• [Problem]
Starting with the first line of the data that follows, transcribe every line verbatim until the line containing "let pointData = years.map((y, i)" has been transcribed.

- - -

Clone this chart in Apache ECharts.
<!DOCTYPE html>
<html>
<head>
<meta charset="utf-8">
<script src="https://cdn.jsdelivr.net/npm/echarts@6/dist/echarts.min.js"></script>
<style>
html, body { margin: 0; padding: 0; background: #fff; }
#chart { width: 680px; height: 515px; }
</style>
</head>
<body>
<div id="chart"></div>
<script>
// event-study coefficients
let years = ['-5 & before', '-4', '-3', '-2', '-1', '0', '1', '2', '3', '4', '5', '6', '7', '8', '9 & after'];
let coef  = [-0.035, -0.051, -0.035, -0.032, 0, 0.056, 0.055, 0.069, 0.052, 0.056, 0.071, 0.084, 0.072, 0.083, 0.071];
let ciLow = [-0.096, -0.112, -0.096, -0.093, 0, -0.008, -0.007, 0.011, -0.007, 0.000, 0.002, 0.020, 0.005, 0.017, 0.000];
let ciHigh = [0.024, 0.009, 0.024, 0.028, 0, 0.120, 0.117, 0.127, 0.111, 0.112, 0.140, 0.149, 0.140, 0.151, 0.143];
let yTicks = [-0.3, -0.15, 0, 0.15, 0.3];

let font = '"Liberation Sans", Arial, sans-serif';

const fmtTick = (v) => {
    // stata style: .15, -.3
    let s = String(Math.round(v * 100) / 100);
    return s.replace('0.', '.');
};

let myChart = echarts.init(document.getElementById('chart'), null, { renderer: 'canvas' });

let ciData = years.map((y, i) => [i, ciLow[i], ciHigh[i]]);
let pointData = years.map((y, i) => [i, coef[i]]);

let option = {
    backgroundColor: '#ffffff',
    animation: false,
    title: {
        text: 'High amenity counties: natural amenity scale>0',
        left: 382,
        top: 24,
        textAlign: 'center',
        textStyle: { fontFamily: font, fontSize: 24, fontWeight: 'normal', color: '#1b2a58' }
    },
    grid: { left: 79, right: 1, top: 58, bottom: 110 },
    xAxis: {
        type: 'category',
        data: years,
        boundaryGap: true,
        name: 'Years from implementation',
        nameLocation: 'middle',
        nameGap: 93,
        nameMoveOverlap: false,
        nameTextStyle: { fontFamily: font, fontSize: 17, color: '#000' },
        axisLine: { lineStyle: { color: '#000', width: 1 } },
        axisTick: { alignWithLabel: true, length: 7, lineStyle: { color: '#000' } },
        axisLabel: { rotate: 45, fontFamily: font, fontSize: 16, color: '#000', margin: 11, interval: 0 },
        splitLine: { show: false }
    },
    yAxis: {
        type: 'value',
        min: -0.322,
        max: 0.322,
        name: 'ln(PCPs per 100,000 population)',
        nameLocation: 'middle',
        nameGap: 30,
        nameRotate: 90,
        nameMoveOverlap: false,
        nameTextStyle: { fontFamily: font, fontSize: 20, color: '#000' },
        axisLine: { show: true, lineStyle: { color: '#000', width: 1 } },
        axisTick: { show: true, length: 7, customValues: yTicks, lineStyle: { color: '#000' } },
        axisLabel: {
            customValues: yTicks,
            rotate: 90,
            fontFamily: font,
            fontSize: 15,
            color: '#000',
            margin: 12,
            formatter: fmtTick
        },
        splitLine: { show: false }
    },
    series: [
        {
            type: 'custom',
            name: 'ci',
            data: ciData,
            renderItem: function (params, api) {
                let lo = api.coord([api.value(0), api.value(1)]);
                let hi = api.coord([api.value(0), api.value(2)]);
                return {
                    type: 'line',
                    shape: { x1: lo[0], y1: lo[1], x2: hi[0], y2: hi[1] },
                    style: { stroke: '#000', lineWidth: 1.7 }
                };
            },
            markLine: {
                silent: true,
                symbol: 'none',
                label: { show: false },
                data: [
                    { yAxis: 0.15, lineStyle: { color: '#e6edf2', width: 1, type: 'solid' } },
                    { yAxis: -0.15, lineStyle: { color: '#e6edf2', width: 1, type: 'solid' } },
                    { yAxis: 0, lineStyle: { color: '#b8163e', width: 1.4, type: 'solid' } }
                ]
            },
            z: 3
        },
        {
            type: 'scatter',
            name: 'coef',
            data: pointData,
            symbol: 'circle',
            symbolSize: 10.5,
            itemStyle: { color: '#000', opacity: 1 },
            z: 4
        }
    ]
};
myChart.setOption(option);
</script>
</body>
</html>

- - -

• [Output of the exercise]
Clone this chart in Apache ECharts.
<!DOCTYPE html>
<html>
<head>
<meta charset="utf-8">
<script src="https://cdn.jsdelivr.net/npm/echarts@6/dist/echarts.min.js"></script>
<style>
html, body { margin: 0; padding: 0; background: #fff; }
#chart { width: 680px; height: 515px; }
</style>
</head>
<body>
<div id="chart"></div>
<script>
// event-study coefficients
let years = ['-5 & before', '-4', '-3', '-2', '-1', '0', '1', '2', '3', '4', '5', '6', '7', '8', '9 & after'];
let coef  = [-0.035, -0.051, -0.035, -0.032, 0, 0.056, 0.055, 0.069, 0.052, 0.056, 0.071, 0.084, 0.072, 0.083, 0.071];
let ciLow = [-0.096, -0.112, -0.096, -0.093, 0, -0.008, -0.007, 0.011, -0.007, 0.000, 0.002, 0.020, 0.005, 0.017, 0.000];
let ciHigh = [0.024, 0.009, 0.024, 0.028, 0, 0.120, 0.117, 0.127, 0.111, 0.112, 0.140, 0.149, 0.140, 0.151, 0.143];
let yTicks = [-0.3, -0.15, 0, 0.15, 0.3];

let font = '"Liberation Sans", Arial, sans-serif';

const fmtTick = (v) => {
    // stata style: .15, -.3
    let s = String(Math.round(v * 100) / 100);
    return s.replace('0.', '.');
};

let myChart = echarts.init(document.getElementById('chart'), null, { renderer: 'canvas' });

let ciData = years.map((y, i) => [i, ciLow[i], ciHigh[i]]);
let pointData = years.map((y, i) => [i, coef[i]]);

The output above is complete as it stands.